═══ ENTRIES SHOWN

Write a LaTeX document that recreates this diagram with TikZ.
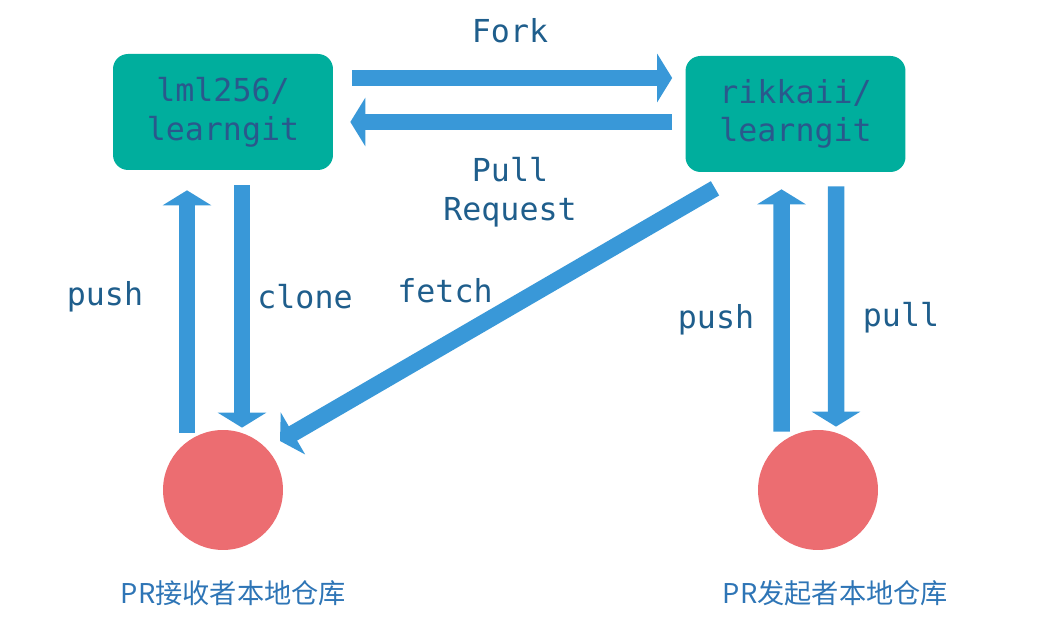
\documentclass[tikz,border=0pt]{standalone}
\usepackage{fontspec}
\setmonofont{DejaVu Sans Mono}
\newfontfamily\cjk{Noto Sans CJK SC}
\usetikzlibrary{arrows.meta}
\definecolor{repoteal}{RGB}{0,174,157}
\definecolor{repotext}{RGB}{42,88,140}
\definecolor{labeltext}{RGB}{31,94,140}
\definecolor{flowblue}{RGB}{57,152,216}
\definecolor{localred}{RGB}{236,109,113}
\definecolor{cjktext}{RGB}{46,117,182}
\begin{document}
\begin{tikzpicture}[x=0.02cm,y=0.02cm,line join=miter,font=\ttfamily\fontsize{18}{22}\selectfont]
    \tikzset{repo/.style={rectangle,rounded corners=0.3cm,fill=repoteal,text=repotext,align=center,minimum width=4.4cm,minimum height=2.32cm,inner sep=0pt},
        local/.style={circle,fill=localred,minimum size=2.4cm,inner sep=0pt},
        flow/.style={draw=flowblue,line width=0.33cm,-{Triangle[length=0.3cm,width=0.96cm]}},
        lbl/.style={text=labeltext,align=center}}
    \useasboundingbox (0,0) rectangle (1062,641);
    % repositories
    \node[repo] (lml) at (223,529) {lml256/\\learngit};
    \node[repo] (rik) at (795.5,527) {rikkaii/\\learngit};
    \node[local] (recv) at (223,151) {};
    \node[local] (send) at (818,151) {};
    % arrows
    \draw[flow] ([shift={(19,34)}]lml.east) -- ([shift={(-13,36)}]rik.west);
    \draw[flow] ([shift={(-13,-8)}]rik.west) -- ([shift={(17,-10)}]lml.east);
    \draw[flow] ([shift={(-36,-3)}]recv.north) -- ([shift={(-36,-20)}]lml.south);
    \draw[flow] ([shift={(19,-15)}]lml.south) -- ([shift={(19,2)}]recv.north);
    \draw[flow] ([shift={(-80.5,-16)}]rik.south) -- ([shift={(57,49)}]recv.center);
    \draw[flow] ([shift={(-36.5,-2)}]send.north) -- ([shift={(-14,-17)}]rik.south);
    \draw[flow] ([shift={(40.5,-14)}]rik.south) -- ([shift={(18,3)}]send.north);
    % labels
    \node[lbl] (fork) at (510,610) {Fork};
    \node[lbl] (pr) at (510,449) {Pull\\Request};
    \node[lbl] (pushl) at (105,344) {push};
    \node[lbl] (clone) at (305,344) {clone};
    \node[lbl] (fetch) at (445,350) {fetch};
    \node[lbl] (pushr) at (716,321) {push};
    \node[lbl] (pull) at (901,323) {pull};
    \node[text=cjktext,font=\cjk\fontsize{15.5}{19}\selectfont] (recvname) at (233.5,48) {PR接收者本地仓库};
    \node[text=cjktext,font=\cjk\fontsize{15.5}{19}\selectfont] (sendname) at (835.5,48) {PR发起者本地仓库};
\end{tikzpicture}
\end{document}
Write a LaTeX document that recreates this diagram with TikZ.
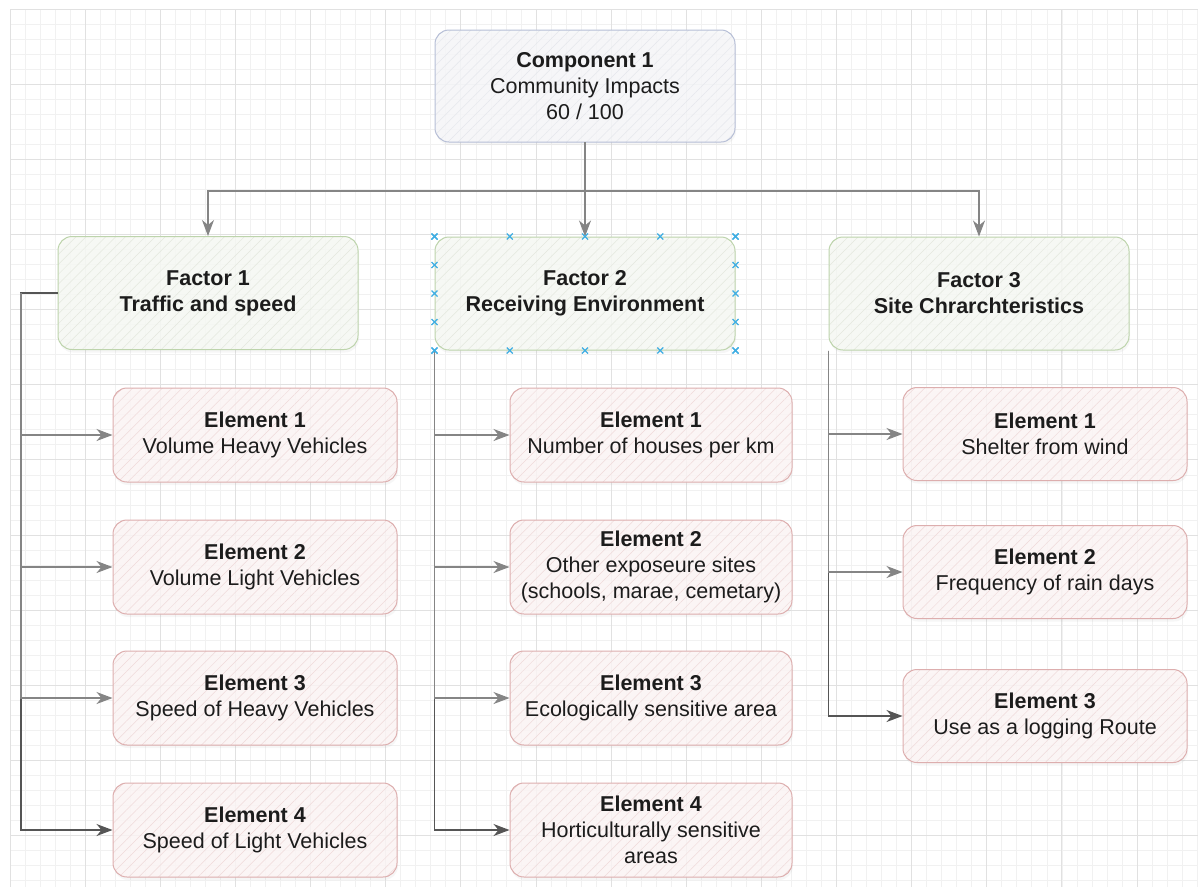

══════

» WHAT TO PRODUCE
Repeat the data above exactly, but not the pictures.

» IN RESPONSE
Write a LaTeX document that recreates this diagram with TikZ.
\documentclass[tikz,border=0pt]{standalone}
\usepackage{fontspec}
\setmonofont{DejaVu Sans Mono}
\newfontfamily\cjk{Noto Sans CJK SC}
\usetikzlibrary{arrows.meta}
\definecolor{repoteal}{RGB}{0,174,157}
\definecolor{repotext}{RGB}{42,88,140}
\definecolor{labeltext}{RGB}{31,94,140}
\definecolor{flowblue}{RGB}{57,152,216}
\definecolor{localred}{RGB}{236,109,113}
\definecolor{cjktext}{RGB}{46,117,182}
\begin{document}
\begin{tikzpicture}[x=0.02cm,y=0.02cm,line join=miter,font=\ttfamily\fontsize{18}{22}\selectfont]
    \tikzset{repo/.style={rectangle,rounded corners=0.3cm,fill=repoteal,text=repotext,align=center,minimum width=4.4cm,minimum height=2.32cm,inner sep=0pt},
        local/.style={circle,fill=localred,minimum size=2.4cm,inner sep=0pt},
        flow/.style={draw=flowblue,line width=0.33cm,-{Triangle[length=0.3cm,width=0.96cm]}},
        lbl/.style={text=labeltext,align=center}}
    \useasboundingbox (0,0) rectangle (1062,641);
    % repositories
    \node[repo] (lml) at (223,529) {lml256/\\learngit};
    \node[repo] (rik) at (795.5,527) {rikkaii/\\learngit};
    \node[local] (recv) at (223,151) {};
    \node[local] (send) at (818,151) {};
    % arrows
    \draw[flow] ([shift={(19,34)}]lml.east) -- ([shift={(-13,36)}]rik.west);
    \draw[flow] ([shift={(-13,-8)}]rik.west) -- ([shift={(17,-10)}]lml.east);
    \draw[flow] ([shift={(-36,-3)}]recv.north) -- ([shift={(-36,-20)}]lml.south);
    \draw[flow] ([shift={(19,-15)}]lml.south) -- ([shift={(19,2)}]recv.north);
    \draw[flow] ([shift={(-80.5,-16)}]rik.south) -- ([shift={(57,49)}]recv.center);
    \draw[flow] ([shift={(-36.5,-2)}]send.north) -- ([shift={(-14,-17)}]rik.south);
    \draw[flow] ([shift={(40.5,-14)}]rik.south) -- ([shift={(18,3)}]send.north);
    % labels
    \node[lbl] (fork) at (510,610) {Fork};
    \node[lbl] (pr) at (510,449) {Pull\\Request};
    \node[lbl] (pushl) at (105,344) {push};
    \node[lbl] (clone) at (305,344) {clone};
    \node[lbl] (fetch) at (445,350) {fetch};
    \node[lbl] (pushr) at (716,321) {push};
    \node[lbl] (pull) at (901,323) {pull};
    \node[text=cjktext,font=\cjk\fontsize{15.5}{19}\selectfont] (recvname) at (233.5,48) {PR接收者本地仓库};
    \node[text=cjktext,font=\cjk\fontsize{15.5}{19}\selectfont] (sendname) at (835.5,48) {PR发起者本地仓库};
\end{tikzpicture}
\end{document}
Write a LaTeX document that recreates this diagram with TikZ.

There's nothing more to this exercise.